COLLECTED DATA:
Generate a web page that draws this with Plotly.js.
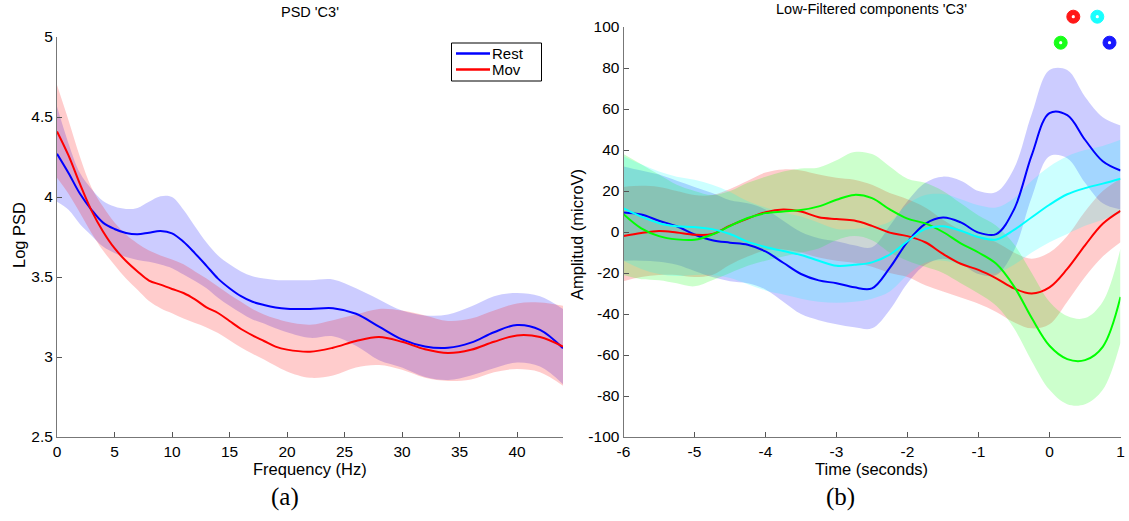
<!DOCTYPE html>
<html><head><meta charset="utf-8">
<script src="https://cdn.plot.ly/plotly-3.0.1.min.js"></script>
<style>html,body{margin:0;padding:0;background:#fff;}#chart{width:1129px;height:521px;}</style>
</head><body><div id="chart"></div>
<script>
// ---------- Panel (a): PSD 'C3' ----------
const freq = [0,1,2,3,4,5,6,7,8,9,10,11,12,13,14,15,16,17,18,19,20,22,24,26,28,30,32,34,36,38,40,42,44];
const restMean  = [4.27,4.15,4.02,3.92,3.84,3.80,3.775,3.767,3.777,3.787,3.773,3.72,3.648,3.57,3.49,3.43,3.38,3.345,3.325,3.31,3.302,3.30,3.305,3.27,3.19,3.11,3.066,3.058,3.09,3.155,3.20,3.17,3.055];
const restUpper = [4.565,4.335,4.15,4.05,3.975,3.94,3.925,3.932,3.97,4.005,4.0,3.92,3.815,3.715,3.635,3.58,3.535,3.505,3.49,3.482,3.48,3.48,3.485,3.43,3.36,3.29,3.26,3.265,3.315,3.38,3.40,3.38,3.30];
const restLower = [3.97,3.92,3.83,3.76,3.69,3.65,3.625,3.607,3.595,3.578,3.555,3.515,3.475,3.43,3.37,3.32,3.275,3.235,3.21,3.18,3.155,3.12,3.13,3.07,2.98,2.935,2.875,2.856,2.885,2.93,2.965,2.94,2.83];
const movMean   = [4.41,4.26,4.08,3.915,3.785,3.68,3.60,3.535,3.478,3.452,3.425,3.40,3.36,3.31,3.275,3.225,3.175,3.135,3.10,3.065,3.046,3.033,3.058,3.10,3.125,3.095,3.048,3.025,3.045,3.095,3.135,3.125,3.065];
const movUpper  = [4.70,4.48,4.25,4.06,3.94,3.84,3.765,3.71,3.665,3.635,3.61,3.58,3.535,3.49,3.44,3.39,3.345,3.30,3.265,3.24,3.22,3.202,3.23,3.265,3.30,3.29,3.26,3.225,3.24,3.29,3.335,3.34,3.32];
const movLower  = [4.12,4.02,3.9,3.775,3.665,3.575,3.49,3.42,3.35,3.305,3.273,3.24,3.212,3.185,3.15,3.105,3.06,3.02,2.985,2.945,2.91,2.87,2.885,2.935,2.95,2.92,2.87,2.85,2.86,2.905,2.925,2.905,2.82];
const psdXTicks = [0,5,10,15,20,25,30,35,40];
const psdYTicks = [2.5,3,3.5,4,4.5,5];
const psdYText  = ['2.5','3','3.5','4','4.5','5'];
const psdLegend = ['Rest','Mov'];

// ---------- Panel (b): Low-Filtered components 'C3' ----------
const time = [-6,-5.75,-5.5,-5.25,-5,-4.75,-4.5,-4.25,-4,-3.75,-3.5,-3.25,-3,-2.75,-2.5,-2.25,-2,-1.75,-1.5,-1.25,-1,-0.75,-0.5,-0.25,0,0.25,0.5,0.75,1];
const blueMean  = [9.5,8.5,5.5,2.8,-1.2,-4,-5.2,-6.2,-9.5,-15,-20.5,-23.6,-25,-27,-27.5,-17.5,-4.8,4,7.1,4.7,-0.3,-1.0,11,37.5,58,57,45,34.5,30];
const blueUpper = [32,30,28,25,22,19,15.5,14,11,5.5,0,-3,-4.5,-6.5,-7.5,3,15,24,27,25,20,19.5,31,57.5,79,79,66,56,52];
const blueLower = [-14,-14,-14.5,-16,-19,-22,-24,-25,-28,-34,-40,-43,-45,-46.5,-47,-38,-25,-16,-13,-15.5,-20.5,-21,-9,17,37,36,24,14,11];
const redMean   = [-2,-0.5,0.5,-0.2,-1.3,-1,3.1,6.6,9.7,11,10,7.2,6.3,5.6,3,-0.3,-2,-5,-10.7,-15.5,-18.5,-22.6,-27.5,-30,-27,-18,-6.5,4,10.3];
const redUpper  = [22,22.5,22,20,18,18,21,25,29,30.5,30,28,26.5,25.5,23,19,16,12,6,1,-2,-5,-10,-13,-10,-2,10,20,26];
const redLower  = [-24,-22,-21,-21,-22,-21,-16,-12,-9,-8.5,-10,-12.5,-14,-15,-17,-20,-22,-26,-29,-32,-35,-39,-44,-47,-45,-34,-22,-12,-5];
const greenMean = [8.7,1.8,-2,-3.6,-3.8,-1.2,2.9,6.8,9.2,10,10.7,12.5,15.7,18.1,16.5,11,6.5,4.2,0,-5.5,-10,-15.5,-26.5,-42,-55.5,-62,-62.5,-56,-31.7];
const greenUpper= [38,33,28,23,20,18,20,24,27,29.5,31,31.5,35,39,38,32,26,24,20,14,8,3,-6,-20,-34,-41,-42,-34,-8];
const greenLower= [-21,-23,-23.5,-25,-26.5,-23.5,-20,-16.5,-14,-12,-10,-8,-4,-2,-4,-10,-14,-17,-20,-25,-30,-36,-47,-63,-77,-84,-84,-77,-54];
const cyanMean  = [11.5,7.5,4.3,2.8,2.4,1.4,-1,-4.8,-7.3,-9.3,-11.2,-14,-16.5,-16,-14.8,-11,-4.5,1.5,2.8,0.6,-2.5,-3.7,1,7.2,13.3,18.4,21.4,23.6,26];
const cyanUpper = [37,33,29.5,27,25.5,23,19.5,15,12,9.5,7.5,4.5,1.5,1.5,2.5,5,13.5,18,18.5,16,13,12,16.5,25,32,37,40,42,45];
const cyanLower = [-14,-18,-20.5,-21.5,-21,-21,-22.5,-25.5,-28.5,-30.5,-32.5,-34,-34.5,-34,-32.5,-29,-21,-15,-14,-16,-19,-20,-16,-10,-5,-1,3,6,9];
const lfpXTicks = [-6,-5,-4,-3,-2,-1,0,1];
const lfpXText  = ['-6','-5','-4','-3','-2','-1','0','1'];
const lfpYTicks = [-100,-80,-60,-40,-20,0,20,40,60,80,100];
const lfpYText  = ['-100','-80','-60','-40','-20','0','20','40','60','80','100'];
const dotColors = ['#ff0000','#00ffff','#00ff00','#0000ff'];

// ---------- build ----------
const W = 1129, H = 521;
const sp = {shape:'spline', smoothing:1};
function band(x, lo, hi, rgba, xa, ya){
  return [
    {x:x, y:lo, xaxis:xa, yaxis:ya, type:'scatter', mode:'lines', line:Object.assign({width:0, color:rgba}, sp), showlegend:false, hoverinfo:'skip'},
    {x:x, y:hi, xaxis:xa, yaxis:ya, type:'scatter', mode:'lines', line:Object.assign({width:0, color:rgba}, sp), fill:'tonexty', fillcolor:rgba, showlegend:false, hoverinfo:'skip'}
  ];
}
function line(x, y, color, xa, ya, name){
  return {x:x, y:y, xaxis:xa, yaxis:ya, type:'scatter', mode:'lines', name:name, showlegend:false,
          line:Object.assign({width:2, color:color}, sp)};
}
const A = 0.2;
const traces = [].concat(
  band(freq, restLower, restUpper, `rgba(0,0,255,${A})`, 'x', 'y'),
  band(freq, movLower, movUpper, `rgba(255,0,0,${A})`, 'x', 'y'),
  [line(freq, restMean, '#0000ff', 'x', 'y', psdLegend[0]),
   line(freq, movMean, '#ff0000', 'x', 'y', psdLegend[1])],
  band(time, blueLower, blueUpper, `rgba(0,0,255,${A})`, 'x2', 'y2'),
  band(time, redLower, redUpper, `rgba(255,0,0,${A})`, 'x2', 'y2'),
  band(time, greenLower, greenUpper, `rgba(0,255,0,${A})`, 'x2', 'y2'),
  band(time, cyanLower, cyanUpper, `rgba(0,255,255,${A})`, 'x2', 'y2'),
  [line(time, blueMean, '#0000ff', 'x2', 'y2', 'blue'),
   line(time, redMean, '#ff0000', 'x2', 'y2', 'red'),
   line(time, greenMean, '#00ff00', 'x2', 'y2', 'green'),
   line(time, cyanMean, '#00ffff', 'x2', 'y2', 'cyan')]
);

const FS = 16.5, TFS = 15.5;
const sans = 'Liberation Sans, Arial, sans-serif';
const axCommon = {showgrid:false, zeroline:false, showline:true, linecolor:'#777', linewidth:1,
  ticks:'inside', ticklen:5, tickwidth:1, tickcolor:'#555',
  tickfont:{family:sans, size:TFS, color:'#000'}, fixedrange:true};
const px = v => v / W, py = v => 1 - v / H;
const font = {family:sans, color:'#000'};

// compact legend (MATLAB style) and indicator dots, in page pixels
const shapes = [
  {type:'rect', xref:'paper', yref:'paper', x0:px(451.5), x1:px(541.5), y0:py(43), y1:py(81), line:{color:'#000', width:1}, fillcolor:'#fff', layer:'above'},
  {type:'line', xref:'paper', yref:'paper', x0:px(456), x1:px(490), y0:py(53.5), y1:py(53.5), line:{color:'#0000ff', width:2.5}, layer:'above'},
  {type:'line', xref:'paper', yref:'paper', x0:px(456), x1:px(490), y0:py(69.5), y1:py(69.5), line:{color:'#ff0000', width:2.5}, layer:'above'}
];
const dotPix = [[1073.3,16.7],[1097.3,16.7],[1060.7,42.7],[1109.5,42.7]];
dotPix.forEach((p, i) => {
  const r = 6.5, r2 = 1.6;
  shapes.push({type:'circle', xref:'paper', yref:'paper', x0:px(p[0]-r), x1:px(p[0]+r), y0:py(p[1]+r), y1:py(p[1]-r), fillcolor:dotColors[i], line:{width:1, color:dotColors[i]}, opacity:0.9, layer:'above'});
  shapes.push({type:'circle', xref:'paper', yref:'paper', x0:px(p[0]-r2), x1:px(p[0]+r2), y0:py(p[1]+r2), y1:py(p[1]-r2), fillcolor:'#fff', line:{width:0}, layer:'above'});
});

const layout = {
  width:W, height:H, margin:{l:0,r:0,t:0,b:0}, paper_bgcolor:'#fff', plot_bgcolor:'#fff',
  font:{family:sans, size:FS, color:'#000'},
  showlegend:false,
  xaxis:Object.assign({}, axCommon, {domain:[px(57), px(563)], range:[0,44], tickvals:psdXTicks, anchor:'y'}),
  yaxis:Object.assign({}, axCommon, {domain:[1-437/H, 1-37/H], range:[2.5,5], tickvals:psdYTicks, ticktext:psdYText, anchor:'x'}),
  xaxis2:Object.assign({}, axCommon, {domain:[px(623.5), px(1120.5)], range:[-6,1], tickvals:lfpXTicks, ticktext:lfpXText, anchor:'y2'}),
  yaxis2:Object.assign({}, axCommon, {domain:[1-437/H, 1-27/H], range:[-100,100], tickvals:lfpYTicks, ticktext:lfpYText, anchor:'x2'}),
  shapes:shapes,
  annotations:[
    {text:psdLegend[0], x:px(491), y:py(53), xref:'paper', yref:'paper', showarrow:false, xanchor:'left', yanchor:'middle', borderpad:0, font:Object.assign({size:15}, font)},
    {text:psdLegend[1], x:px(491), y:py(70), xref:'paper', yref:'paper', showarrow:false, xanchor:'left', yanchor:'middle', borderpad:0, font:Object.assign({size:15}, font)},
    {text:"PSD 'C3'", x:px(310), y:py(12), xref:'paper', yref:'paper', showarrow:false, xanchor:'center', yanchor:'middle', font:Object.assign({size:14.5}, font)},
    {text:"Low-Filtered components 'C3'", x:px(872), y:py(9), xref:'paper', yref:'paper', showarrow:false, xanchor:'center', yanchor:'middle', font:Object.assign({size:14.5}, font)},
    {text:'Frequency (Hz)', x:px(310), y:py(469), xref:'paper', yref:'paper', showarrow:false, xanchor:'center', yanchor:'middle', font:Object.assign({size:FS}, font)},
    {text:'Time (seconds)', x:px(872), y:py(469), xref:'paper', yref:'paper', showarrow:false, xanchor:'center', yanchor:'middle', font:Object.assign({size:FS}, font)},
    {text:'Log PSD', x:px(19), y:py(235), xref:'paper', yref:'paper', showarrow:false, textangle:-90, xanchor:'center', yanchor:'middle', font:Object.assign({size:FS}, font)},
    {text:'Amplitud (microV)', x:px(577), y:py(235), xref:'paper', yref:'paper', showarrow:false, textangle:-90, xanchor:'center', yanchor:'middle', font:Object.assign({size:FS}, font)},
    {text:'(a)', x:px(285), y:py(497), xref:'paper', yref:'paper', showarrow:false, xanchor:'center', yanchor:'middle', font:{family:'Liberation Serif, DejaVu Serif, serif', size:25, color:'#000'}},
    {text:'(b)', x:px(840), y:py(497), xref:'paper', yref:'paper', showarrow:false, xanchor:'center', yanchor:'middle', font:{family:'Liberation Serif, DejaVu Serif, serif', size:25, color:'#000'}}
  ]
};
Plotly.newPlot('chart', traces, layout, {staticPlot:true, displayModeBar:false});
</script></body></html>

SET PROBLEM:
Collect the lines of the data that carry the word "page".

SOLUTION FOR THIS EXERCISE:
Generate a web page that draws this with Plotly.js.
// compact legend (MATLAB style) and indicator dots, in page pixels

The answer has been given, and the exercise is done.